Things have been falling out of trees since prehistoric times, and surely Isaac Newton wasn't the first to notice it. He was, though, the first to come up with and record a theory about why apples and other things fall the way they do – the theory that we now know as the law of gravity.
Isaac Newton was born in England in 1643. As a young man he went to Trinity College in Cambridge, enrolling first as a student and eventually staying on as a fellow. During this period he developed the first versions of his three laws of motion, including the law of gravity. During his career, he also made significant advances in the field of optics and the understanding of centrifugal force. He eventually became the first English scientist to be knighted for his work.
The Discovery of Gravity
A popular story says that Newton came up with the theory of gravity instantly, when an apple fell from a tree and hit him on the head. There was probably a little more thought involved, though. For example, he may have noticed that the apple accelerated from a resting position as it fell, and that to accelerate, an object must have a force applied to it. In this situation, there was clearly an unknown force at play, and that force is what Newton called gravity.
The Importance of Gravity
Gravity pulls falling objects to the ground, but people already knew intuitively that something like that was going on. The really groundbreaking thing about the law of gravity was that it applied to objects of all sizes, stating that the more mass an object had, the more it attracted other objects. At the time of Newton's discovery, people didn't have much of an idea of how the orbits of moons and planets worked. The new discovery explained a lot about that, in particular why orbiting objects don't just fly off into space.

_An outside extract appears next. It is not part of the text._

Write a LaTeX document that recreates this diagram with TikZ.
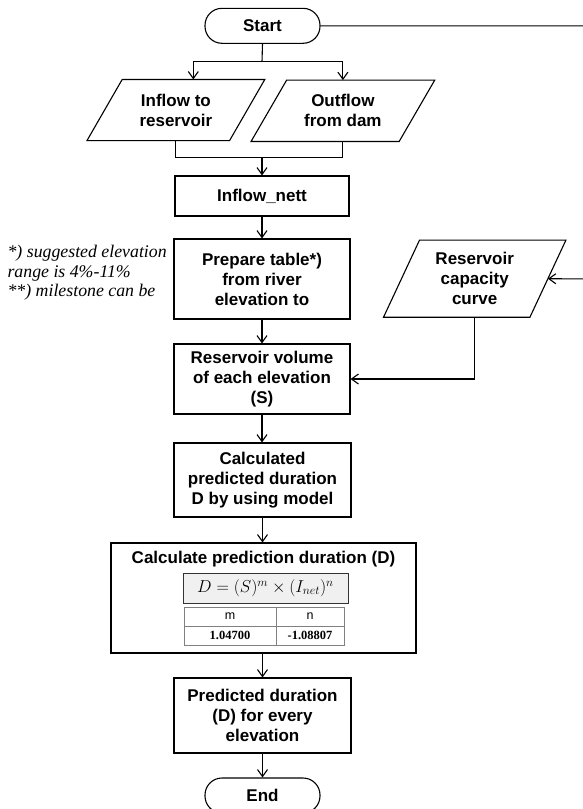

More Discoveries About Gravity
Although Newton was the first to study the force of gravity, there were some holes in his initial theories that have been discovered and improved upon by later scientists. For example, Einstein's theory of relativity describes the way that even the path of light warps when traveling near extremely massive objects. Einstein further theorized that gravity itself is created by a sort of warping of time and space. Still, despite this more recent tweaking, Newton's original theory explains a great deal of the behavior of objects throughout the universe.